**** GIVEN MATERIAL

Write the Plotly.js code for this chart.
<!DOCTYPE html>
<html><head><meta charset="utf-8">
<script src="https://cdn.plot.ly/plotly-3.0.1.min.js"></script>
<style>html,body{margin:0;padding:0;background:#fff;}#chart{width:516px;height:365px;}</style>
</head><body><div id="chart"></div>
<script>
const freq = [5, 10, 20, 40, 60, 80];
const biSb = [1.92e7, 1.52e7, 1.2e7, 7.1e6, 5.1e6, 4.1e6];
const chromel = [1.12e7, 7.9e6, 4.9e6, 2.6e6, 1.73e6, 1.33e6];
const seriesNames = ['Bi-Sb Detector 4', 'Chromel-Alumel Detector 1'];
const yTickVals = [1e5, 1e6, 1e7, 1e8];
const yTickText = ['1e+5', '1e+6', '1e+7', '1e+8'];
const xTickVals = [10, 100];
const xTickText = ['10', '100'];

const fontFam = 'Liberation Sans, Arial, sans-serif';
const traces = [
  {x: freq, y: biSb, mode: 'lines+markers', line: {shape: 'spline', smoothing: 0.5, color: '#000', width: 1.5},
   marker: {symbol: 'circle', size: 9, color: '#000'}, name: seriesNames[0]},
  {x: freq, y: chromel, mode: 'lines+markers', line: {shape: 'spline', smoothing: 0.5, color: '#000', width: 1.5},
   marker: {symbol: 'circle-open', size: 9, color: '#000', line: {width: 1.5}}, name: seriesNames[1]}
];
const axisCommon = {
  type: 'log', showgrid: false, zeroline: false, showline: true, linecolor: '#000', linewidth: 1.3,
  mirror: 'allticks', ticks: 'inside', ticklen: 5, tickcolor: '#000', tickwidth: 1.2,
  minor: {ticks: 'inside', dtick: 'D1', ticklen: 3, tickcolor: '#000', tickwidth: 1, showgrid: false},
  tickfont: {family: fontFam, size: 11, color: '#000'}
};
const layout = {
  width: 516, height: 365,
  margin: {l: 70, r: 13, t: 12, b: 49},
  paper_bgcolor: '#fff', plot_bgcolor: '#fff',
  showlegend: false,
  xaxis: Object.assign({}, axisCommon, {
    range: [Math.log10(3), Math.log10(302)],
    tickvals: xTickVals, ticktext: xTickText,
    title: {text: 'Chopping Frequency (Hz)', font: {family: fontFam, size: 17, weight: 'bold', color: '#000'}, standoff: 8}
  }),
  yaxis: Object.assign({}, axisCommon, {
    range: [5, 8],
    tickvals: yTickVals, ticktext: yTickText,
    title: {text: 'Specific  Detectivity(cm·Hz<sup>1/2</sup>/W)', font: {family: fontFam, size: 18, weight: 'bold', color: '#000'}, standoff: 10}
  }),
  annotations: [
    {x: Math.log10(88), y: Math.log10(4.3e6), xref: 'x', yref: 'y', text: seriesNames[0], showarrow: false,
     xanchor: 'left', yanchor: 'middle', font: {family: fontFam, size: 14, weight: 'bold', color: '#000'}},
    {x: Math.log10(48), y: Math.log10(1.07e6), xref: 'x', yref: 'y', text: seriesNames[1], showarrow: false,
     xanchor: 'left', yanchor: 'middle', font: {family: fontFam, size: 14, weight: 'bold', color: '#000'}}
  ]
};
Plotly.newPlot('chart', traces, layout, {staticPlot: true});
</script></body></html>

********

STATED EXERCISE: Write out the data exactly as it stands.

FINAL RESULT:
Write the Plotly.js code for this chart.
<!DOCTYPE html>
<html><head><meta charset="utf-8">
<script src="https://cdn.plot.ly/plotly-3.0.1.min.js"></script>
<style>html,body{margin:0;padding:0;background:#fff;}#chart{width:516px;height:365px;}</style>
</head><body><div id="chart"></div>
<script>
const freq = [5, 10, 20, 40, 60, 80];
const biSb = [1.92e7, 1.52e7, 1.2e7, 7.1e6, 5.1e6, 4.1e6];
const chromel = [1.12e7, 7.9e6, 4.9e6, 2.6e6, 1.73e6, 1.33e6];
const seriesNames = ['Bi-Sb Detector 4', 'Chromel-Alumel Detector 1'];
const yTickVals = [1e5, 1e6, 1e7, 1e8];
const yTickText = ['1e+5', '1e+6', '1e+7', '1e+8'];
const xTickVals = [10, 100];
const xTickText = ['10', '100'];

const fontFam = 'Liberation Sans, Arial, sans-serif';
const traces = [
  {x: freq, y: biSb, mode: 'lines+markers', line: {shape: 'spline', smoothing: 0.5, color: '#000', width: 1.5},
   marker: {symbol: 'circle', size: 9, color: '#000'}, name: seriesNames[0]},
  {x: freq, y: chromel, mode: 'lines+markers', line: {shape: 'spline', smoothing: 0.5, color: '#000', width: 1.5},
   marker: {symbol: 'circle-open', size: 9, color: '#000', line: {width: 1.5}}, name: seriesNames[1]}
];
const axisCommon = {
  type: 'log', showgrid: false, zeroline: false, showline: true, linecolor: '#000', linewidth: 1.3,
  mirror: 'allticks', ticks: 'inside', ticklen: 5, tickcolor: '#000', tickwidth: 1.2,
  minor: {ticks: 'inside', dtick: 'D1', ticklen: 3, tickcolor: '#000', tickwidth: 1, showgrid: false},
  tickfont: {family: fontFam, size: 11, color: '#000'}
};
const layout = {
  width: 516, height: 365,
  margin: {l: 70, r: 13, t: 12, b: 49},
  paper_bgcolor: '#fff', plot_bgcolor: '#fff',
  showlegend: false,
  xaxis: Object.assign({}, axisCommon, {
    range: [Math.log10(3), Math.log10(302)],
    tickvals: xTickVals, ticktext: xTickText,
    title: {text: 'Chopping Frequency (Hz)', font: {family: fontFam, size: 17, weight: 'bold', color: '#000'}, standoff: 8}
  }),
  yaxis: Object.assign({}, axisCommon, {
    range: [5, 8],
    tickvals: yTickVals, ticktext: yTickText,
    title: {text: 'Specific  Detectivity(cm·Hz<sup>1/2</sup>/W)', font: {family: fontFam, size: 18, weight: 'bold', color: '#000'}, standoff: 10}
  }),
  annotations: [
    {x: Math.log10(88), y: Math.log10(4.3e6), xref: 'x', yref: 'y', text: seriesNames[0], showarrow: false,
     xanchor: 'left', yanchor: 'middle', font: {family: fontFam, size: 14, weight: 'bold', color: '#000'}},
    {x: Math.log10(48), y: Math.log10(1.07e6), xref: 'x', yref: 'y', text: seriesNames[1], showarrow: false,
     xanchor: 'left', yanchor: 'middle', font: {family: fontFam, size: 14, weight: 'bold', color: '#000'}}
  ]
};
Plotly.newPlot('chart', traces, layout, {staticPlot: true});
</script></body></html>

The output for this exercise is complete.